As a member of Columbia University’s Program for Mathematical Genomics (PMG) , Tal Korem, PhD, is bringing his interests in systems biology, quantitative research, and the human microbiome to areas of clinical relevance. For Dr. Korem, that clinical focus is women’s reproductive health.
“There is still a lot we don’t understand that relates to women’s health, to fertility, and to birth outcomes, and how microbes play a role in all of this,” says Dr. Korem, assistant professor of systems biology, with a joint appointment in obstetrics and gynecology at Columbia University Vagelos College of Physicians and Surgeons. A current focus of the Korem lab is preterm birth, i.e., birth that occurs prior to 37 weeks of gestation, though Dr. Korem intends to expand into other areas such as infertility and endometriosis.
Tal Korem, PhD
Dr. Korem’s interest in women’s health research is personal, stemming from several impactful experiences that hit close to home.
“My aunt passed away from ovarian cancer and I have seen friends and family members struggle with idiopathic infertility,” he says. “Also, witnessing the complications with the birth of my first child, which involved emergency procedures, motivated my interest in this area, and I am very excited about the potential to contribute to women’s health with my own research.”
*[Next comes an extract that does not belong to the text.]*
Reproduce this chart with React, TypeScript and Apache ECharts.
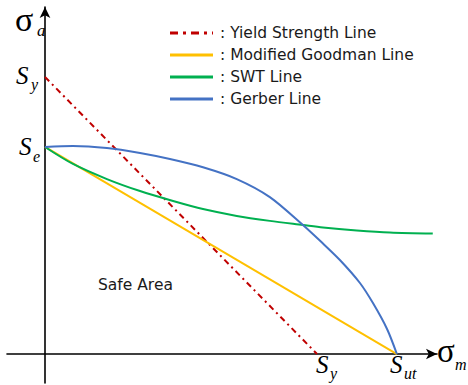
import React, { useEffect, useRef } from "react";
import * as echarts from "echarts";

// Normalised units: Sut = 100 on the mean-stress axis, Se = 100 on the amplitude axis
const yieldLine: number[][] = [[0, 133.8], [77.3, 0]];
const goodmanLine: number[][] = [[0, 100], [100, 0]];
const swtLine: number[][] = [
  [0, 100], [7.95, 91.8], [17.6, 84.5], [27.0, 78.7], [36.4, 73.9], [44.9, 70.0],
  [54.5, 66.7], [63.9, 64.3], [73.3, 62.3], [79.0, 61.1], [88.6, 59.7], [98.0, 58.7], [110.2, 58.2],
];
const gerberLine: number[][] = [
  [0, 100], [7.95, 100.5], [17.6, 99.5], [27.0, 97.1], [35.5, 94.2], [44.9, 90.2],
  [54.5, 84.5], [63.9, 75.8], [73.3, 62.3], [78.4, 54.3], [83.8, 45.4], [89.5, 34.3],
  [93.2, 24.6], [97.2, 12.1], [100, 0],
];
const seriesNames = [
  ": Yield Strength Line",
  ": Modified Goodman Line",
  ": SWT Line",
  ": Gerber Line",
];
const seriesColors = ["#C00000", "#FFC000", "#00B050", "#4472C4"];

export default function App() {
  const ref = useRef<HTMLDivElement>(null);
  useEffect(() => {
    if (!ref.current) return;
    const chart = echarts.init(ref.current, null, { renderer: "svg" });
    const serif = '"Liberation Serif", "Times New Roman", serif';
    const sans = '"DejaVu Sans", "Noto Sans", sans-serif';
    const lbl = (text: string, x: number, y: number, size: number, italic: boolean) => ({
      type: "text",
      x,
      y,
      silent: true,
      style: {
        text,
        font: `${italic ? "italic " : ""}${size}px ${serif}`,
        fill: "#000",
        verticalAlign: "middle",
        align: "left",
      },
    });
    const legendRowsY = [33, 55, 77, 99];
    const legendGraphics: any[] = [];
    seriesNames.forEach((n, i) => {
      legendGraphics.push({
        type: "line",
        silent: true,
        shape: { x1: 170, y1: legendRowsY[i], x2: 213, y2: legendRowsY[i] },
        style: {
          stroke: seriesColors[i],
          lineWidth: 3,
          lineDash: i === 0 ? [8, 5, 3, 5] : null,
        },
      });
      legendGraphics.push({
        type: "text",
        x: 220,
        y: legendRowsY[i],
        silent: true,
        style: {
          text: n,
          font: `15.5px ${sans}`,
          fill: "#1a1a1a",
          verticalAlign: "middle",
        },
      });
    });
    chart.setOption({
      animation: false,
      grid: { left: 7, right: 31, top: 7, bottom: 2, containLabel: false },
      xAxis: {
        type: "value",
        min: -10.8,
        max: 111.4,
        axisLine: {
          onZero: true,
          symbol: ["none", "arrow"],
          symbolSize: [8, 11],
          lineStyle: { color: "#000", width: 1.6 },
        },
        axisTick: { show: false },
        axisLabel: { show: false },
        splitLine: { show: false },
      },
      yAxis: {
        type: "value",
        min: -14,
        max: 167.6,
        axisLine: {
          show: true,
          onZero: true,
          symbol: ["none", "arrow"],
          symbolSize: [8, 11],
          lineStyle: { color: "#000", width: 1.6 },
        },
        axisTick: { show: false },
        axisLabel: { show: false },
        splitLine: { show: false },
      },
      series: [
        {
          type: "line",
          name: seriesNames[0],
          data: yieldLine,
          showSymbol: false,
          lineStyle: { color: seriesColors[0], width: 2, type: [6, 4, 2, 4] },
        },
        {
          type: "line",
          name: seriesNames[1],
          data: goodmanLine,
          showSymbol: false,
          lineStyle: { color: seriesColors[1], width: 2 },
        },
        {
          type: "line",
          name: seriesNames[2],
          data: swtLine,
          smooth: 0.3,
          showSymbol: false,
          lineStyle: { color: seriesColors[2], width: 2 },
        },
        {
          type: "line",
          name: seriesNames[3],
          data: gerberLine,
          smooth: 0.3,
          showSymbol: false,
          lineStyle: { color: seriesColors[3], width: 2 },
        },
      ],
      graphic: [
        lbl("σ", 15, 19, 34, false),
        lbl("a", 37, 30, 17, true),
        lbl("S", 16, 75, 25, true),
        lbl("y", 31, 84, 16, true),
        lbl("S", 19, 146, 25, true),
        lbl("e", 33, 156, 16, true),
        lbl("S", 316, 364, 25, true),
        lbl("y", 330, 373, 16, true),
        lbl("S", 390, 364, 25, true),
        lbl("ut", 404, 373, 16, true),
        lbl("σ", 437, 351, 33, false),
        lbl("m", 455, 364, 16, true),
        {
          type: "text",
          x: 98,
          y: 285,
          silent: true,
          style: {
            text: "Safe Area",
            font: `15.5px ${sans}`,
            fill: "#1a1a1a",
            verticalAlign: "middle",
          },
        },
        ...legendGraphics,
      ],
    });
    return () => chart.dispose();
  }, []);
  return (
    <div
      ref={ref}
      style={{ position: "absolute", left: 0, top: 0, width: 468, height: 385, background: "#fff" }}
    />
  );
}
Dr. Korem, a native of Tel Aviv, Israel, is the first in his family to earn a PhD, and had entered academia as a medical student. After completing his undergraduate degree, he enrolled in a MD/PhD graduate program. There, he realized that research was what he enjoyed the most. He is a trained computational biologist, and studied under Professor Eran Segal at the Weizmann Institute of Science, where his work focused on the human microbiome, a complex system of microbial communities that inhabit every body part.